Personal information
- Full name: Paolo DelPiccolo
- Date of birth: 28 May 1991 (age 35)
- Place of birth: Wheat Ridge, Colorado, United States
- Height: 1.84 m (6 ft 0 in)
- Position: Midfielder

College career
- Years: Team / Apps / (Gls)
- 2009–2012: Louisville Cardinals / 88 / (5)

Senior career*
- Years: Team / Apps / (Gls)
- 2013: Eintracht Frankfurt II / 7 / (1)
- 2013: Montreal Impact / 0 / (0)
- 2014: New England Revolution / 0 / (0)
- 2014: Arizona United / 27 / (2)
- 2015: Charlotte Independence / 26 / (0)
- 2016–2023: Louisville City / 203 / (23)

Managerial career
- 2018: Louisville City (joint interim)
- 2024–: Louisville City (assistant)

= Paolo DelPiccolo =

American soccer player

Paolo DelPiccolo (born May 28, 1991) is an American retired soccer player who is currently an assistant coach for Louisville City in the USL Championship.

==Career==

===College and amateur===
DelPiccolo played four years of college soccer at the University of Louisville between 2009 and 2012.

===Professional career===
DelPiccolo was drafted 27th overall by Montreal Impact in the 2013 MLS SuperDraft. However, he opted to move abroad and signed with Eintracht Frankfurt in January 2013.

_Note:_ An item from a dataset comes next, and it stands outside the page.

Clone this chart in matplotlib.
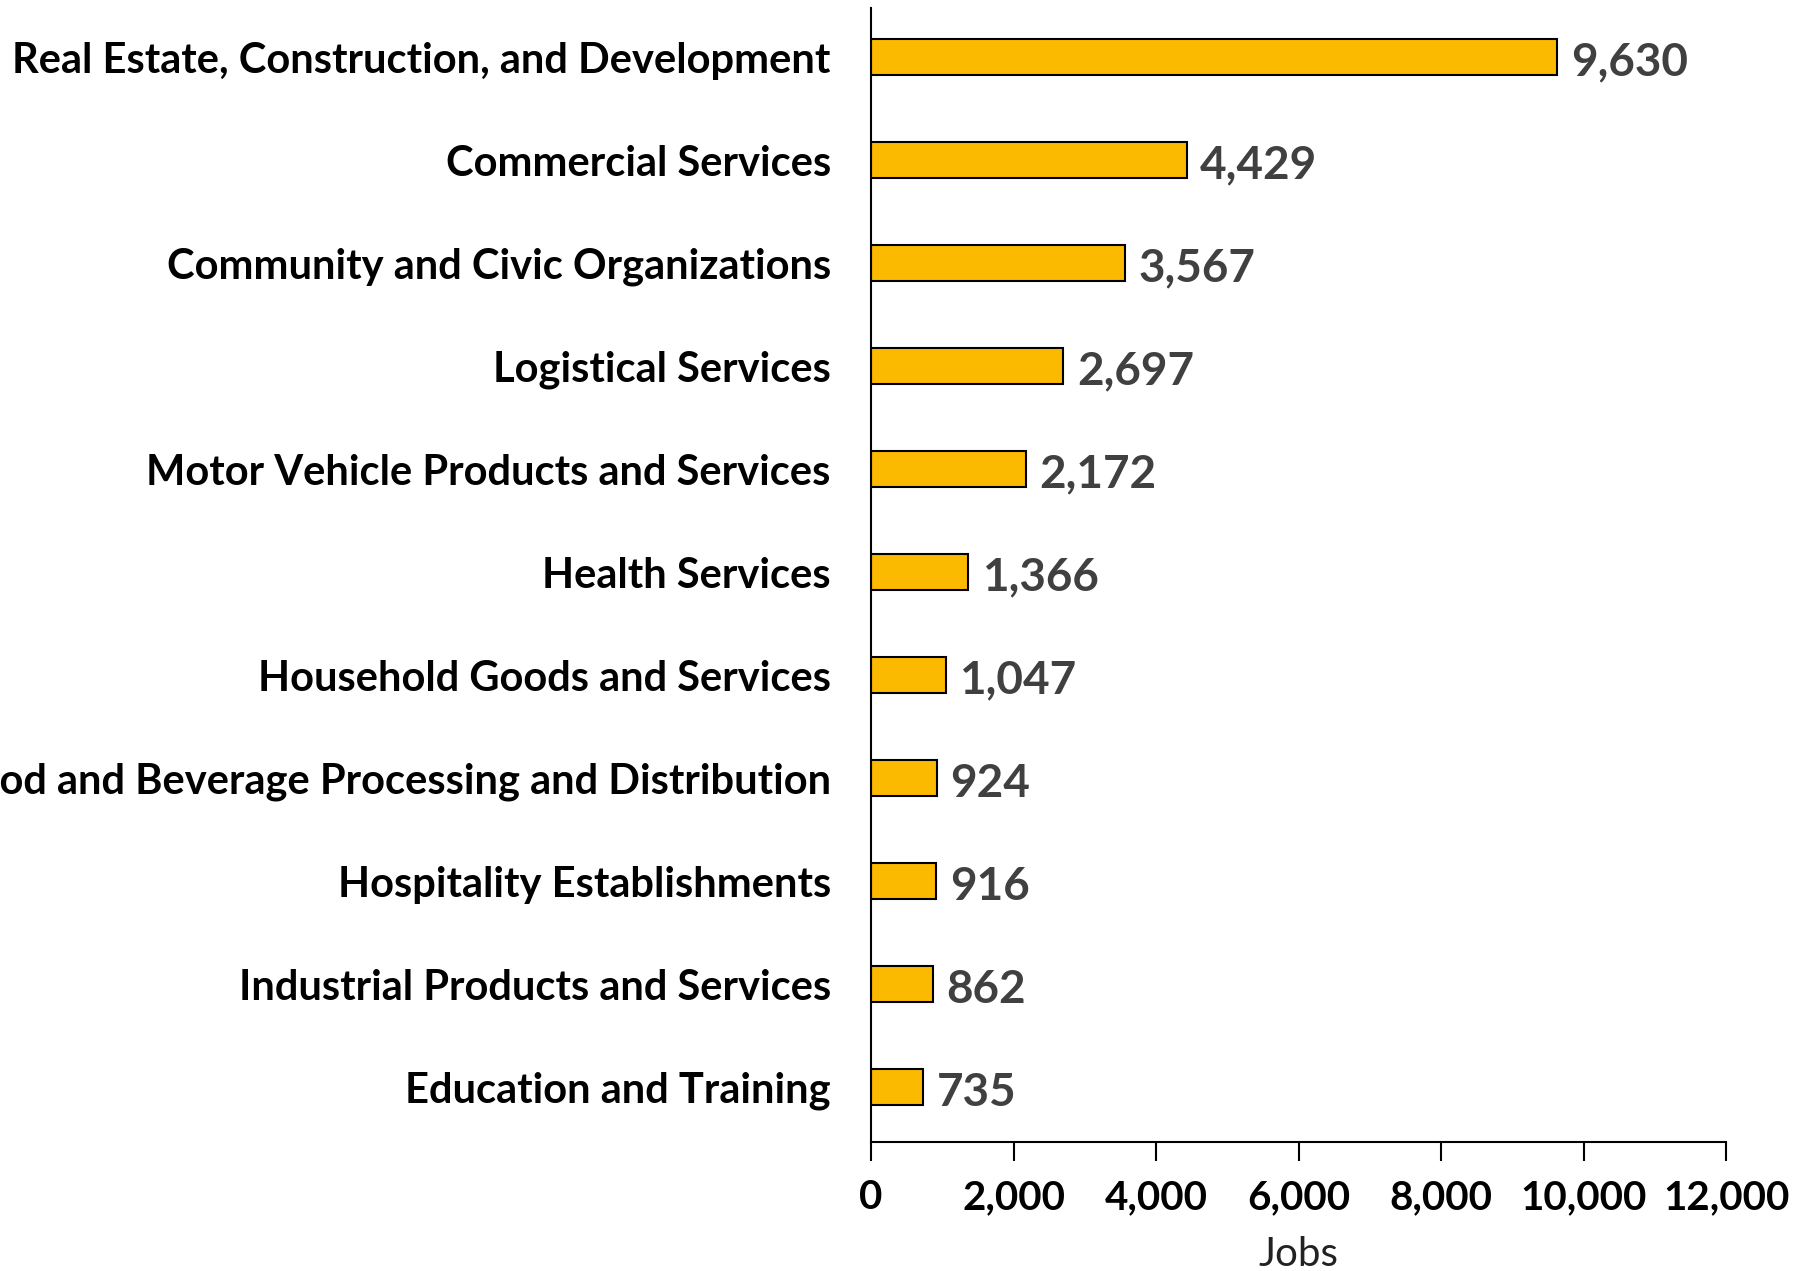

DelPiccolo was released by Frankfurt at the end of their 2012–13 season and signed with Montreal Impact on July 5, 2013. He was waived at the end of the season by Montreal without making a first team appearance and was subsequently signed by New England Revolution in the MLS Waiver Draft on November 25, 2013. However, DelPiccolo was waived by New England just before the start of the 2014 MLS season on March 10, 2014.

On April 10, 2014, DelPiccolo signed with USL Pro club Arizona United. On January 22, 2015, DelPiccolo signed with the Charlotte Independence.

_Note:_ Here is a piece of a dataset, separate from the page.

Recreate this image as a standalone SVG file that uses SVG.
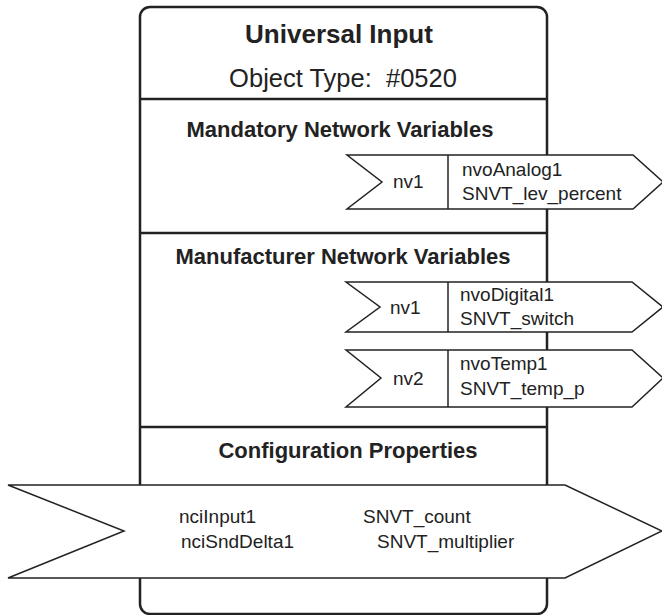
<svg xmlns="http://www.w3.org/2000/svg" width="662" height="615" viewBox="0 0 662 615">
<style>
.frame{fill:#fff;stroke:#222;stroke-width:2.5}
.div{stroke:#222;stroke-width:2.5;fill:none}
.tag{fill:#fff;stroke:#222;stroke-width:1.5;stroke-linejoin:miter}
.sep{stroke:#222;stroke-width:1.5}
text{font-family:"Liberation Sans",Arial,sans-serif;fill:#222}
.title{font-size:26px;font-weight:bold;text-anchor:middle}
.sub{font-size:25.5px;text-anchor:middle}
.head{font-size:22px;font-weight:bold;text-anchor:middle}
.nv{font-size:19px}
.cp{font-size:19px}
</style>
<rect width="662" height="615" fill="#fff"/>
<g id="object">
<rect class="frame" x="140" y="7" width="407" height="607" rx="10"/>
<text class="title" x="339" y="43">Universal Input</text>
<text class="sub" x="343" y="87" xml:space="preserve">Object Type:  #0520</text>
<line class="div" x1="140" y1="99" x2="547" y2="99"/>
</g>
<g id="mandatory">
<text class="head" x="340" y="137">Mandatory Network Variables</text>
<line class="div" x1="140" y1="233" x2="547" y2="233"/>
</g>
<g id="mand-nv1">
<polygon class="tag" points="347,155 633,155 663,182 633,209 347,209 382,182"/>
<line class="sep" x1="448" y1="155" x2="448" y2="209"/>
<text class="nv" x="393" y="188">nv1</text>
<text class="nv" x="462" y="176">nvoAnalog1</text>
<text class="nv" x="462" y="200">SNVT_lev_percent</text>
</g>
<g id="manufacturer">
<text class="head" x="343" y="264">Manufacturer Network Variables</text>
<line class="div" x1="140" y1="427" x2="547" y2="427"/>
</g>
<g id="manu-nv1">
<polygon class="tag" points="346,282 632,282 663,307 632,332 346,332 380,307"/>
<line class="sep" x1="448" y1="282" x2="448" y2="332"/>
<text class="nv" x="390" y="314">nv1</text>
<text class="nv" x="460" y="301">nvoDigital1</text>
<text class="nv" x="460" y="325">SNVT_switch</text>
</g>
<g id="manu-nv2">
<polygon class="tag" points="346,350 632,350 663,378 632,407 346,407 381,378"/>
<line class="sep" x1="448" y1="350" x2="448" y2="407"/>
<text class="nv" x="393" y="385">nv2</text>
<text class="nv" x="460" y="370">nvoTemp1</text>
<text class="nv" x="460" y="395">SNVT_temp_p</text>
</g>
<g id="configuration">
<text class="head" x="348" y="458">Configuration Properties</text>
</g>
<g id="config-props">
<polygon class="tag" points="8,485 565,485 662,531 565,578 8,578 124,531"/>
<text class="cp" x="179" y="523">nciInput1</text>
<text class="cp" x="363" y="523">SNVT_count</text>
<text class="cp" x="181" y="548">nciSndDelta1</text>
<text class="cp" x="377" y="548">SNVT_multiplier</text>
</g>
<g id="connectors"/>
</svg>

DelPiccolo signed with USL's Louisville City FC on February 2, 2016. On March 22, 2022, DelPiccolo became just the 12th player in USL Championship history to reach 200 regular season appearances during a 1–1 draw against Indy Eleven.

After eight seasons with Louisville, DelPiccolo retired as the club's all-time appearances leader on January 22, 2024. He moved into coaching roles, as an assistant for the USL Championship first team, and also with the club's academy.

==Honors==
===Club===
Louisville City FC
- USL Cup (2): 2017, 2018

===Individual===
- USL Cup Final MVP: 2017

==Personal life==
As of March 2020, DelPiccolo is in a relationship with Katie George, a former University of Louisville volleyball player and Miss Kentucky USA and journalist with the ACC Network.